昔、話した雑貨屋さん。かつて居場所がなくて自分の存在に自信のなかったきーちゃんを受け入れた場所。そこの店主になる人に成長していると思う。そして、毎日アップデートされていっている。いつか、全ての記憶が繋がった日、きーちゃんはどんな人になるんだろう。
100歳になって、一緒にお茶を飲みながら店番が出来る日も来ると信じてる。
そして、今世の縁は途切れることなく、来世へも繋がっていく。次こそ、2人の約束が果たせたらなーと思ってる。
-Magic is everywhere.-これは、きーちゃんのスケッチブックの、お店の看板に書いてあった言葉。2人で自然と出てきた言葉なんだって。この世界は魔法で溢れている。手を伸ばせばその奇跡は手にすることができる。という意味が込められているそう。
いつか、真ちゃんが描いたお店で大正浪漫なお着物を着たきーちゃんが迎えてくれるお店の扉を開ける日が来ることを楽しみにしている。
その日まで、きーちゃんはきっと大切なことを全て思い出してパワーアップしていると思う。その日が来ても、常にアップデートしていくだろう。
「キリコが思ってるより、キリエは強いで。だから何も心配してへん。キリエは大丈夫やで」不安定になって熱を出して寝込むきーちゃんを心配する私に真ちゃんが良く言っていた。
最近、本当にそう思う。初めて会った時は不安で泣きそうになっていた女の子は、強くて優しい大人になった。時々見せる笑顔は、いくつになっても可愛いあの頃のままで。
一度は、途切れてしまったと思った縁も途切れていなかった。ずっとずっと、昔、幸せであるように。と願いながら手放してしまったけれど、またこうやって出会えた。
旦那に先立たれたら、お茶を飲みながら一緒に店番をするんだ。起こったいろんな事件を笑って話して、時々一緒に出かけていろんな景色を見るのも良い。
その頃は、どんな魔法のような世界が描かれているんだろう。私たちの可愛いお姫さまの魔女は、きっとおばあちゃんになっても可愛いお姫さまの魔女のままだと思う。

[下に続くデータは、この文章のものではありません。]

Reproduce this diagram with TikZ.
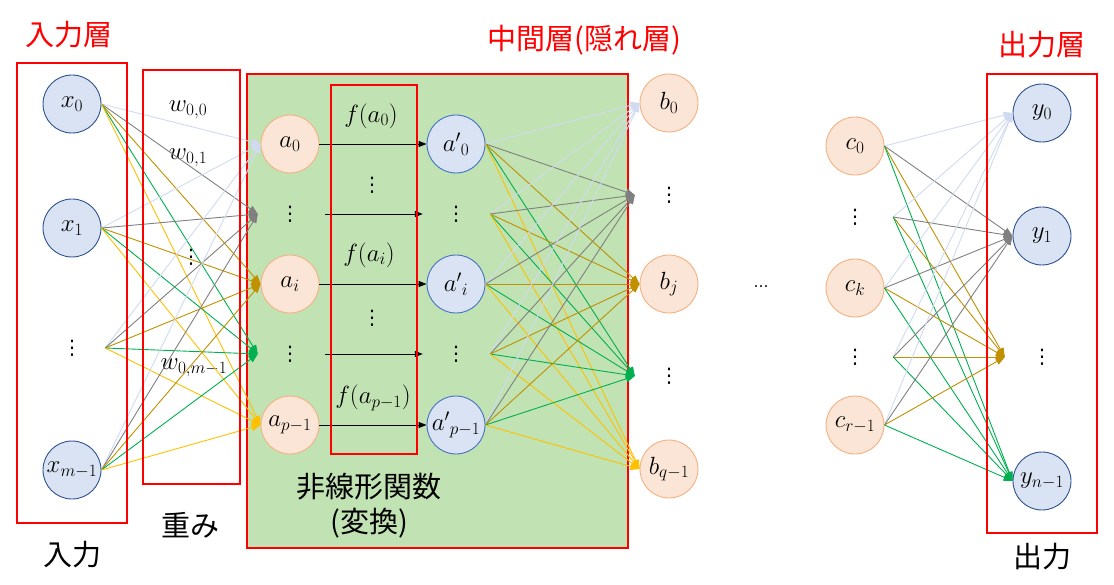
\documentclass[tikz,border=0pt]{standalone}
\usepackage{amsmath}
\usepackage{fontspec}
\usepackage{tikz}
\usetikzlibrary{arrows.meta, positioning}
\newfontfamily\jpfont{Noto Sans CJK JP}
\newfontfamily\symfont{DejaVu Sans}
\definecolor{nnred}{RGB}{255,0,0}
\definecolor{nnblue}{RGB}{218,227,243}
\definecolor{nnbluedark}{RGB}{47,82,143}
\definecolor{nnblueline}{RGB}{68,114,196}
\definecolor{nnorange}{RGB}{251,229,214}
\definecolor{nnorangeline}{RGB}{244,177,131}
\definecolor{nngreen}{RGB}{193,226,178}
\definecolor{wpale}{RGB}{208,218,240}
\definecolor{wgray}{RGB}{128,128,128}
\definecolor{wdarkgold}{RGB}{191,144,0}
\definecolor{wgreen}{RGB}{0,176,80}
\definecolor{wgold}{RGB}{255,192,0}
\newcommand{\nnfont}{\fontsize{25}{30}\selectfont}
\newcommand{\jpsize}{\jpfont\fontsize{29}{35}\selectfont}
\newcommand{\vdts}{{\symfont\fontsize{20}{24}\selectfont ⋮}}
\tikzset{
  innode/.style={circle, draw=nnbluedark, fill=nnblue, minimum size=58pt,
    inner sep=0pt, line width=0.9pt, font=\nnfont},
  hidnode/.style={circle, draw=nnblueline, fill=nnblue, minimum size=58pt,
    inner sep=0pt, line width=0.9pt, font=\nnfont},
  sumnode/.style={circle, draw=nnorangeline, fill=nnorange, minimum size=58pt,
    inner sep=0pt, line width=0.9pt, font=\nnfont},
  dotlbl/.style={inner sep=0pt},
  lbl/.style={inner sep=0pt, font=\nnfont},
  pt/.style={inner sep=0pt, minimum size=0pt},
  redbox/.style={draw=nnred, line width=1.4pt},
  title/.style={inner sep=0pt, font=\jpsize, text=nnred},
  caption/.style={inner sep=0pt, font=\jpsize, align=center},
  wedge/.style={line width=0.9pt, -{Triangle[length=9pt, width=7pt]}},
  farrow/.style={line width=0.9pt, black, -{Triangle[length=8pt, width=6pt]}}
}
\begin{document}
\begin{tikzpicture}[x=1pt, y=-1pt, on grid]
  \useasboundingbox (0,0) rectangle (1114,585);
  \draw[redbox, fill=nngreen] (247,74) rectangle (628,548);

  \node[title] (tin) at (69,35) {入力層};
  \node[title] (tmid) at (584,40) {中間層(隠れ層)};
  \node[title] (tout) at (1042,45) {出力層};
  \node[caption] (cin) at (72,555) {入力};
  \node[caption] (cw) at (190,525) {重み};
  \node[caption] (cf) at (369,506) {非線形関数\\(変換)};
  \node[caption] (cout) at (1042,557) {出力};

  \node[innode] (x0) at (72,104) {$x_0$};
  \node[innode, below=124pt of x0] (x1) {$x_1$};
  \node[dotlbl, below=120pt of x1] (xv) {\vdts};
  \node[innode, below=122pt of xv] (xm) {$x_{m-1}$};
  \node[pt, right=33pt of xv] (xs) {};

  \node[lbl] (w00) at (188,110) {$w_{0,0}$};
  \node[lbl, below=48pt of w00] (w01) {$w_{0,1}$};
  \node[dotlbl] (wv) at (191,257) {\vdts};
  \node[lbl] (wm) at (194,368) {$w_{0,m-1}$};

  \node[sumnode] (a0) at (290,144) {$a_0$};
  \node[dotlbl, below=70pt of a0] (av1) {\vdts};
  \node[sumnode, below=70pt of av1] (ai) {$a_i$};
  \node[dotlbl, below=70pt of ai] (av2) {\vdts};
  \node[sumnode, below=71pt of av2] (ap) {$a_{p-1}$};
  \node[pt, left=32pt of av1] (at1) {};
  \node[pt, left=32pt of av2] (at2) {};
  \node[pt, right=35pt of av1] (as1) {};
  \node[pt, right=35pt of av2] (as2) {};

  \node[lbl] (f0) at (371,116) {$f(a_0)$};
  \node[dotlbl] (fv1) at (372,185) {\vdts};
  \node[lbl] (fi) at (369,255) {$f(a_i)$};
  \node[dotlbl] (fv2) at (372,318) {\vdts};
  \node[lbl] (fp) at (373,398) {$f(a_{p-1})$};

  \node[hidnode, right=166pt of a0] (h0) {$a'{}_0$};
  \node[dotlbl, below=70pt of h0] (hv1) {\vdts};
  \node[hidnode, below=70pt of hv1] (hi) {$a'{}_i$};
  \node[dotlbl, below=70pt of hi] (hv2) {\vdts};
  \node[hidnode, below=71pt of hv2] (hp) {$a'{}_{p-1}$};
  \node[pt, left=33pt of hv1] (ae1) {};
  \node[pt, left=33pt of hv2] (ae2) {};
  \node[pt, right=34pt of hv1] (hs1) {};
  \node[pt, right=34pt of hv2] (hs2) {};

  \node[sumnode] (b0) at (669,103) {$b_0$};
  \node[dotlbl, below=92pt of b0] (bv1) {\vdts};
  \node[sumnode, below=89pt of bv1] (bj) {$b_j$};
  \node[dotlbl, below=92pt of bj] (bv2) {\vdts};
  \node[sumnode, below=93pt of bv2] (bq) {$b_{q-1}$};
  \node[pt, left=34pt of bv1] (bt1) {};
  \node[pt, left=34pt of bv2] (bt2) {};

  \node[inner sep=0pt, font=\symfont\fontsize{15}{18}\selectfont] (hdots) at (761,287) {…};

  \node[sumnode] (c0) at (855,146) {$c_0$};
  \node[dotlbl, below=71pt of c0] (cv1) {\vdts};
  \node[sumnode, below=71pt of cv1] (ck) {$c_k$};
  \node[dotlbl, below=69pt of ck] (cv2) {\vdts};
  \node[sumnode, below=68pt of cv2] (cr) {$c_{r-1}$};
  \node[pt, right=38pt of cv1] (cs1) {};
  \node[pt, right=38pt of cv2] (cs2) {};

  \node[innode] (y0) at (1042,113) {$y_0$};
  \node[innode, below=123pt of y0] (y1) {$y_1$};
  \node[dotlbl, below=121pt of y1] (yv) {\vdts};
  \node[innode, below=124pt of yv] (yn) {$y_{n-1}$};
  \node[pt, left=37pt of yv] (yt) {};

  \foreach \s in {x0,x1,xs,xm}
    \foreach \t/\c in {a0/wpale, at1/wgray, ai/wdarkgold, at2/wgreen, ap/wgold}
      \draw[wedge, color=\c] (\s.east) -- (\t.west);

  \draw[farrow] (a0.east) -- (h0.west);
  \draw[farrow] (as1) -- (ae1);
  \draw[farrow] (ai.east) -- (hi.west);
  \draw[farrow] (as2) -- (ae2);
  \draw[farrow] (ap.east) -- (hp.west);

  \foreach \s in {h0,hs1,hi,hs2,hp}
    \foreach \t/\c in {b0/wpale, bt1/wgray, bj/wdarkgold, bt2/wgreen, bq/wgold}
      \draw[wedge, color=\c] (\s.east) -- (\t.west);

  \foreach \s in {c0,cs1,ck,cs2,cr}
    \foreach \t/\c in {y0/wpale, y1/wgray, yt/wdarkgold, yn/wgreen}
      \draw[wedge, color=\c] (\s.east) -- (\t.west);

  \draw[redbox] (17,63) rectangle (127,523);
  \draw[redbox] (143,70) rectangle (240,484);
  \draw[redbox] (331,85) rectangle (417,454);
  \draw[redbox] (987,74) rectangle (1097,533);
\end{tikzpicture}
\end{document}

今世を味わいつくしたら、今度はあの世で、きーちゃんもあっちゃんも仲間入りしてみんなで晩酌タイムしようね。そして、また家族写真を撮ろう。
そう言ったら、やっぱりきーちゃんはうふふと笑った。
長ーい、長ーい、思い出話はおしまい。
これからどんな思い出話が描かれるのかとっても楽しみ。読んでいただきありがとうございました。